After Philip is assassinated, Alexander becomes King of Macedonia. Ptolemy mentions Alexander’s punitive campaign in which he razes Thebes and burns Persepolis, then gives an overview of Alexander’s west-Persian campaign, including his declaration as the son of Zeus by the Oracle of Amun at Siwa Oasis, his great battle against the Persian Emperor Darius III in the Battle of Gaugamela and his eight-year campaign across Asia.

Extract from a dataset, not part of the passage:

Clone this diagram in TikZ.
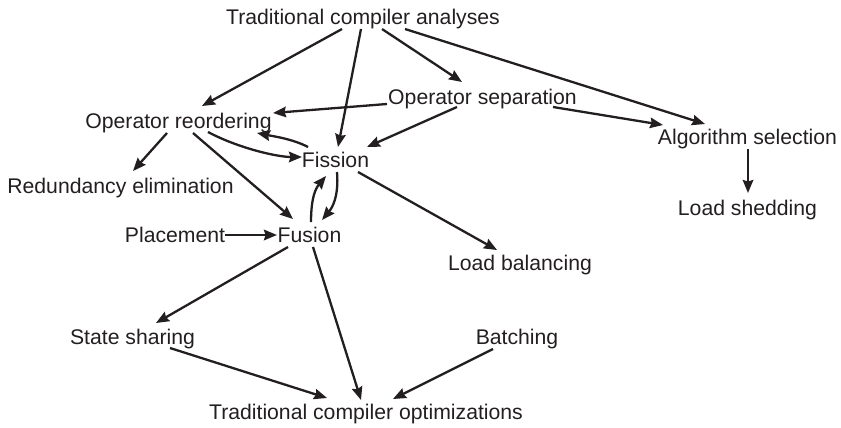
\documentclass[tikz,border=0pt]{standalone}
\usepackage{fontspec}
\setmainfont{Liberation Sans}
\usetikzlibrary{arrows.meta}
\definecolor{ink}{HTML}{231F20}
\begin{document}
\begin{tikzpicture}[x=1pt,y=-1pt,
  lbl/.style={inner sep=0pt,text height=15pt,text depth=0pt,text=ink,font=\fontsize{21.2}{25}\selectfont},
  arr/.style={draw=ink,line width=2.3pt,-{Stealth[length=13pt,width=10.5pt,inset=1.5pt]}}]
\useasboundingbox (0,0) rectangle (841,428);
\node[lbl] (tca) at (363,17) {Traditional compiler analyses};
\node[lbl] (os) at (482.5,97) {Operator separation};
\node[lbl] (or) at (178.5,121) {Operator reordering};
\node[lbl] (fis) at (335.5,160) {Fission};
\node[lbl] (as) at (747.5,137) {Algorithm selection};
\node[lbl] (re) at (120.5,185.5) {Redundancy elimination};
\node[lbl] (ls) at (747.5,208) {Load shedding};
\node[lbl] (pl) at (175,235) {Placement};
\node[lbl] (fu) at (309.5,235) {Fusion};
\node[lbl] (lb) at (520,263) {Load balancing};
\node[lbl] (ss) at (132.5,337) {State sharing};
\node[lbl] (ba) at (517,337) {Batching};
\node[lbl] (tco) at (366,412) {Traditional compiler optimizations};

\draw[arr] ([shift={(-21,12)}]tca.center) -- ([shift={(23.5,-15)}]or.center);
\draw[arr] ([shift={(-2,12)}]tca.center) -- ([shift={(2.5,-13)}]fis.center);
\draw[arr] ([shift={(19,12)}]tca.center) -- ([shift={(-20.5,-15)}]os.center);
\draw[arr] ([shift={(42,12)}]tca.center) -- ([shift={(-42.5,-13)}]as.center);
\draw[arr] ([shift={(-95.5,7)}]os.center) -- ([shift={(94.5,-8)}]or.center);
\draw[arr] ([shift={(-25.5,10)}]os.center) -- ([shift={(31.5,-13)}]fis.center);
\draw[arr] ([shift={(70.5,10)}]os.center) -- ([shift={(-84.5,-12)}]as.center);
\draw[arr] ([shift={(-11.5,12)}]or.center) -- ([shift={(12.5,-14.5)}]re.center);
\draw[arr] ([shift={(29.5,11)}]or.center) .. controls +(30,16) and +(-25,0) .. ([shift={(-33.5,-3)}]fis.center);
\draw[arr] ([shift={(-27.5,-13)}]fis.center) .. controls +(-15,-8) and +(15,3) .. ([shift={(78.5,12)}]or.center);
\draw[arr] ([shift={(14.5,12)}]or.center) -- ([shift={(-16.5,-16)}]fu.center);
\draw[arr] ([shift={(1.5,12)}]fis.center) .. controls +(2,25) and +(10,-12) .. ([shift={(12.5,-15)}]fu.center);
\draw[arr] ([shift={(1.5,-13)}]fu.center) .. controls +(0,-25) and +(-10,12) .. ([shift={(-9.5,16)}]fis.center);
\draw[arr] ([shift={(22.5,12)}]fis.center) -- ([shift={(-23,-13)}]lb.center);
\draw[arr] ([shift={(50,0)}]pl.center) -- ([shift={(-32.5,0)}]fu.center);
\draw[arr] ([shift={(-21.5,12)}]fu.center) -- ([shift={(23.5,-14)}]ss.center);
\draw[arr] ([shift={(3.5,12)}]fu.center) -- ([shift={(-5,-12)}]tco.center);
\draw[arr] ([shift={(37.5,11)}]ss.center) -- ([shift={(-39,-14)}]tco.center);
\draw[arr] ([shift={(-24,12)}]ba.center) -- ([shift={(27,-13)}]tco.center);
\draw[arr] ([shift={(0.5,12)}]as.center) -- ([shift={(0.5,-15)}]ls.center);
\end{tikzpicture}
\end{document}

Also shown are Alexander’s private relationships with his childhood friend Hephaestion and later his wife Roxana. Hephaestion compares Alexander to Achilles, to which Alexander replies that, if he is Achilles, Hephaestion must be his Patroclus (Achilles’ best friend and lover). When Hephaestion mentions that Patroclus died first, Alexander pledges that, if Hephaestion should die first, he will follow him into the afterlife. Hephaestion shows extensive jealousy when he sees Alexander with Roxana and deep sadness when he marries her, going so far as to attempt to keep her away from him after Alexander murders Cleitus the Black in India.
After initial objection from his soldiers, Alexander convinces them to join him into his final and bloodiest battle, The Battle of Hydaspes. He is severely injured with an arrow but survives and is celebrated. Later on, Hephaestion succumbs to an unknown illness either by chance or perhaps poison, speculated in the movie to be Typhus carried with him from India. Alexander, full of grief and anger, distances himself from his wife, despite her pregnancy, believing that she has killed Hephaestion. He dies less than three months after Hephaestion, in the same manner, keeping his promise that he would follow him. On his deathbed, Bagoas grieves as Alexander’s generals begin to split up his kingdom and fight over the ownership of his body.
The story then returns to 283 BC, where Ptolemy admits to his scribe that he, along with all the other officers, had indeed poisoned Alexander just to spare themselves from any future conquests or consequences. He, however has it that it just be recorded that Alexander died due to illness compounding to his overall weakened condition. He then goes on to end his memoirs with praise to Alexander.
The story then ends with the note that Ptolemy’s memoirs of Alexander eventually burned, lost forever with the Library of Alexandria.
2616-2
An absolute epic. From the critical ravaging of the original release to this glorious masterpiece, it is an essential film for any serious film lover and DVD collector. Brilliant.